In “Jesus Camp,” the premiere documentary by Heidi Ewing and Rachel Grady, we watched as three children dedicated their young lives to Jesus Christ and the teachings of their church: climate change as a hoax, the imminent return of Jesus as a given, and Christian heavy metal as a legitimate form of art.
The duo behind this documentary recently announced their second one: a documentary that will tell the story of three Hasidic young adults who choose to leave behind religious life for the secular world — and must grapple with the consequences of their decision.
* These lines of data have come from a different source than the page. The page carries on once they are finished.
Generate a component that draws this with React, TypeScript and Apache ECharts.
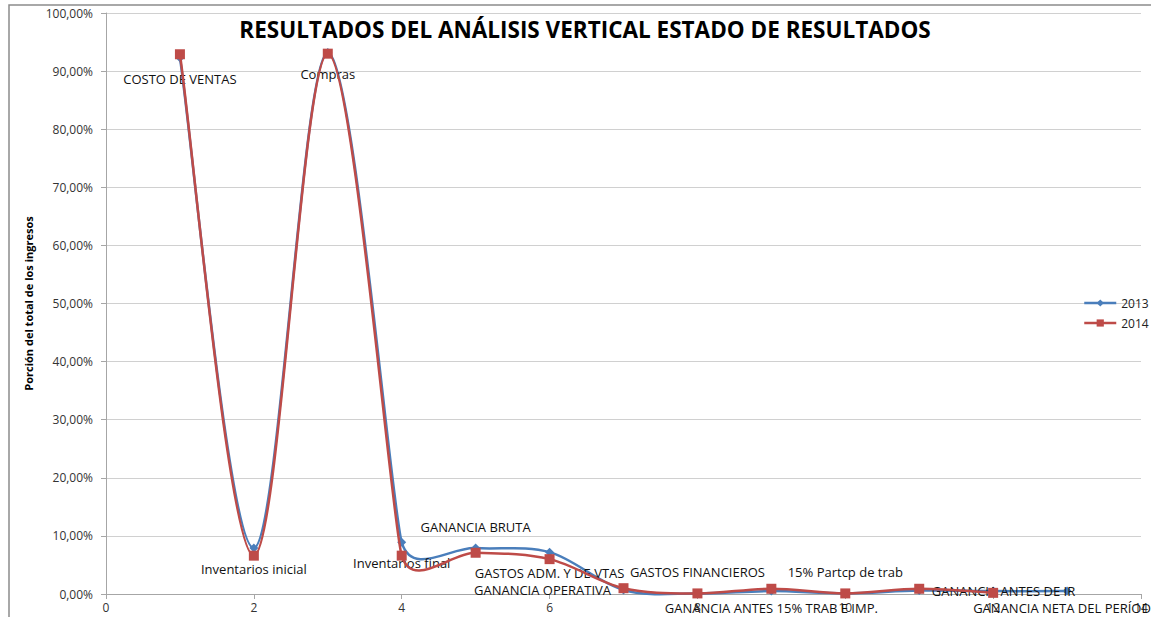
import React, { useEffect, useRef } from "react";
import * as echarts from "echarts";

const xValues = [1, 2, 3, 4, 5, 6, 7, 8, 9, 10, 11, 12, 13];
const labels2013 = [
  "COSTO DE VENTAS",
  "Inventarios inicial",
  "Compras",
  "Inventarios final",
  "GANANCIA BRUTA",
  "GASTOS ADM. Y DE VTAS",
  "GANANCIA OPERATIVA",
  "GASTOS FINANCIEROS",
  "GANANCIA ANTES 15% TRAB E IMP.",
  "15% Partcp de trab",
  "GANANCIA ANTES DE IR",
  "",
  "GANANCIA NETA DEL PERÍODO",
];
const labelPositions = [
  "bottom", "bottom", "bottom", "bottom", "top", "bottom", "left",
  "top", "bottom", "top", "right", "bottom", "bottom",
];
const values2013 = [92.3, 7.9, 93.2, 8.9, 7.9, 7.2, 0.7, 0.1, 0.5, 0.1, 0.6, 0.5, 0.5];
const values2014 = [92.9, 6.6, 93.0, 6.6, 7.1, 6.0, 1.0, 0.1, 0.9, 0.1, 0.9, 0.2, null];
const seriesNames = ["2013", "2014"];
const seriesColors = ["#4a7ebb", "#be4b48"];
const title = "RESULTADOS DEL ANÁLISIS VERTICAL ESTADO DE RESULTADOS";
const yAxisTitle = "Porción del total de los ingresos";

const FONT = "'Open Sans', 'Liberation Sans', sans-serif";

const dist = (a: number[], b: number[]) => Math.hypot(a[0] - b[0], a[1] - b[1]);

// Excel-like smoothed curve: Bezier segments whose control arms follow the
// neighbours' direction, limited to half the length of the adjacent segments.
function armFactor(p0: number[], p1: number[], p2: number[]) {
  const d02 = dist(p0, p2);
  if (d02 === 0) return 0;
  let f = 1 / 6;
  const d01 = dist(p0, p1);
  const d12 = dist(p1, p2);
  if (d01 > 0) f = Math.min(f, d01 / (2 * d02));
  if (d12 > 0) f = Math.min(f, d12 / (2 * d02));
  return f;
}

function curveSeries(name: string, vals: (number | null)[], color: string, z: number) {
  return {
    type: "custom",
    name: name + " curva",
    z,
    data: xValues.map((x, i) => [x, vals[i] == null ? 0 : vals[i]]),
    encode: { x: 0, y: 1 },
    renderItem: (params: any, api: any) => {
      const i = params.dataIndex;
      const n = xValues.length;
      if (i >= n - 1 || vals[i] == null || vals[i + 1] == null) return null;
      const pt = (k: number) => api.coord([xValues[k], vals[k] as number]);
      const p1 = pt(i);
      const p2 = pt(i + 1);
      const p0 = i > 0 && vals[i - 1] != null ? pt(i - 1) : p1;
      const p3 = i + 2 < n && vals[i + 2] != null ? pt(i + 2) : p2;
      const f1 = armFactor(p0, p1, p2);
      const f2 = armFactor(p1, p2, p3);
      return {
        type: "bezierCurve",
        shape: {
          x1: p1[0],
          y1: p1[1],
          cpx1: p1[0] + (p2[0] - p0[0]) * f1,
          cpy1: p1[1] + (p2[1] - p0[1]) * f1,
          cpx2: p2[0] - (p3[0] - p1[0]) * f2,
          cpy2: p2[1] - (p3[1] - p1[1]) * f2,
          x2: p2[0],
          y2: p2[1],
        },
        style: { stroke: color, lineWidth: 2.5, fill: "none" },
      };
    },
    silent: true,
  };
}

export default function App() {
  const ref = useRef<HTMLDivElement>(null);
  useEffect(() => {
    if (!ref.current) return;
    const chart = echarts.init(ref.current, undefined, { renderer: "svg" });
    const d2013 = xValues.map((x, i) => {
      const pos = labelPositions[i];
      const lowBottom = pos === "bottom" && (values2013[i] as number) < 2;
      return {
        value: [x, values2013[i]],
        label: {
          show: labels2013[i] !== "",
          formatter: labels2013[i],
          position: pos,
          distance: pos === "left" || pos === "right" ? 8 : lowBottom ? 6 : 10,
        },
      };
    });
    const d2014 = xValues.map((x, i) => [x, values2014[i]]);
    chart.setOption({
      animation: false,
      backgroundColor: "#ffffff",
      title: {
        text: title,
        left: 580,
        textAlign: "center",
        top: 13,
        textStyle: { fontFamily: FONT, fontSize: 22.5, fontWeight: "bold", color: "#000" },
      },
      legend: {
        orient: "vertical",
        left: 1078,
        top: 292,
        itemGap: 8,
        itemWidth: 32,
        itemHeight: 9,
        textStyle: { fontFamily: FONT, fontSize: 12, color: "#222" },
        data: seriesNames.map((nm, k) => ({
          name: nm,
          lineStyle: { color: seriesColors[k], width: 2.5, opacity: 1 },
        })),
      },
      graphic: [
        {
          type: "rect",
          shape: { x: 9, y: 5, width: 1300, height: 800 },
          style: { fill: "none", stroke: "#8c8c8c", lineWidth: 1.5 },
          silent: true,
        },
      ],
      grid: { left: 106, right: 10, top: 13, bottom: 23 },
      xAxis: {
        type: "value",
        min: 0,
        max: 14,
        interval: 2,
        axisLine: { show: true, lineStyle: { color: "#a6a6a6" } },
        axisTick: { show: true, length: 5, lineStyle: { color: "#a6a6a6" } },
        splitLine: { show: false },
        axisLabel: { fontFamily: FONT, fontSize: 12, color: "#333", margin: 7 },
      },
      yAxis: {
        type: "value",
        min: 0,
        max: 100,
        interval: 10,
        name: yAxisTitle,
        nameLocation: "middle",
        nameGap: 72,
        nameTextStyle: { fontFamily: FONT, fontSize: 11, fontWeight: "bold", color: "#000" },
        axisLine: { show: true, lineStyle: { color: "#a6a6a6" } },
        axisTick: { show: true, length: 5, lineStyle: { color: "#a6a6a6" } },
        splitLine: { show: true, lineStyle: { color: "#d0d0d0", width: 1 } },
        axisLabel: {
          fontFamily: FONT,
          fontSize: 12,
          color: "#333",
          margin: 13,
          formatter: (v: number) => v.toFixed(2).replace(".", ",") + "%",
        },
      },
      series: [
        curveSeries(seriesNames[0], values2013, seriesColors[0], 1),
        {
          name: seriesNames[0],
          type: "line",
          data: d2013,
          symbol: "diamond",
          symbolSize: 9,
          itemStyle: { color: seriesColors[0] },
          lineStyle: { color: seriesColors[0], width: 2.5, opacity: 0 },
          label: { fontFamily: FONT, fontSize: 13, color: "#111" },
          labelLayout: { hideOverlap: false },
          z: 2,
        },
        curveSeries(seriesNames[1], values2014, seriesColors[1], 3),
        {
          name: seriesNames[1],
          type: "line",
          data: d2014,
          connectNulls: false,
          symbol: "rect",
          symbolSize: 10,
          itemStyle: { color: seriesColors[1] },
          lineStyle: { color: seriesColors[1], width: 2.5, opacity: 0 },
          z: 4,
        },
      ],
    });
    return () => chart.dispose();
  }, []);
  return (
    <div
      ref={ref}
      style={{ position: "fixed", left: 0, top: 0, width: 1151, height: 617 }}
    />
  );
}
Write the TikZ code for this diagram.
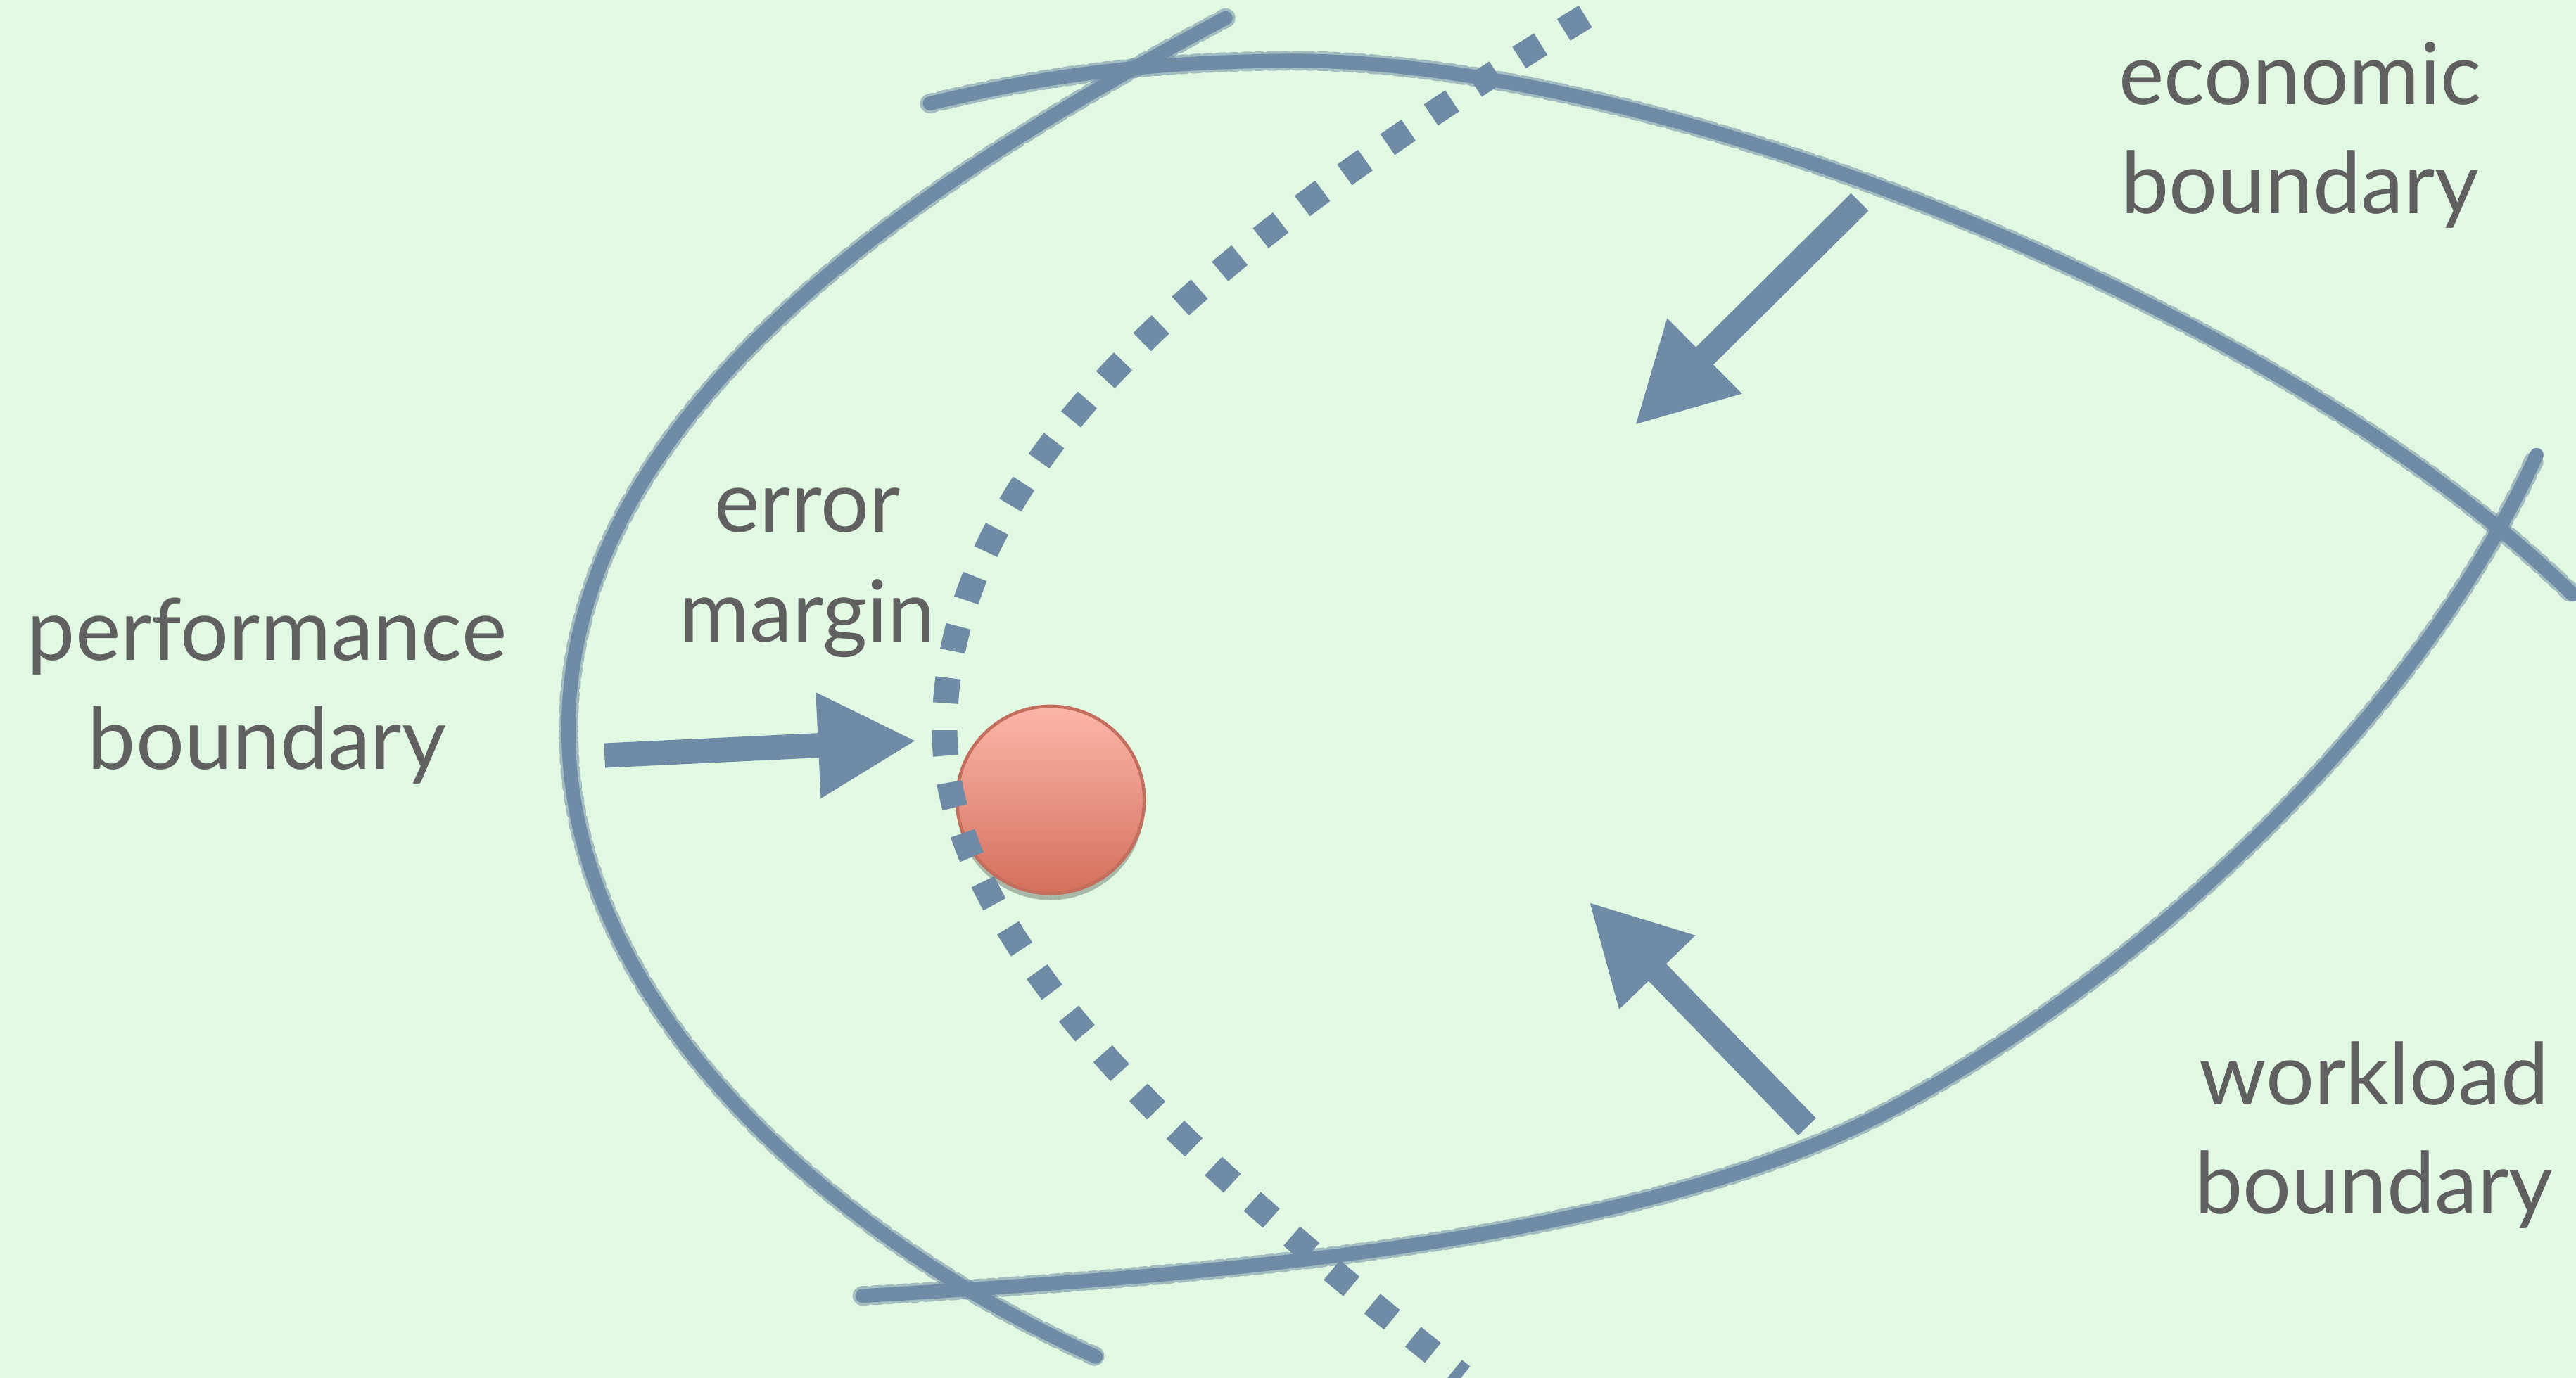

The secular world is fascinated by stories of ultra-religious communities. “Jesus Camp” was even nominated for an Academy Award (but lost, somewhat ironically, to “An Inconvenient Truth”). Although the subjects of “Jesus Camp” had to shut down their Christian camp after the movie aired, due to threats of vandalism, the critical consensus is that Ewing and Grady treated a topic that is very easy to make fun of with even-handed objectivity.
There’s no love lost between many Hasidic communities and the media. The media has a long history of treating Hasidim as “exotic others,” failing to tell their stories with adequate objectivity. Much of the secular world’s knowledge of the Hasidic world comes from those who have left it, or are in the process of leaving it, and as such we are subject to an inevitable bias.
In a statement, the filmmakers said that “our main subjects may be leaving the intense strictures of the ultra-Orthodox Hasidic Jewish community, but they’re also grappling with a universal human dilemma: that the cost of freedom can also mean losing the only community they’ve ever known.”
The new documentary, titled “One of Us,” will be premiering on Netflix in the fall.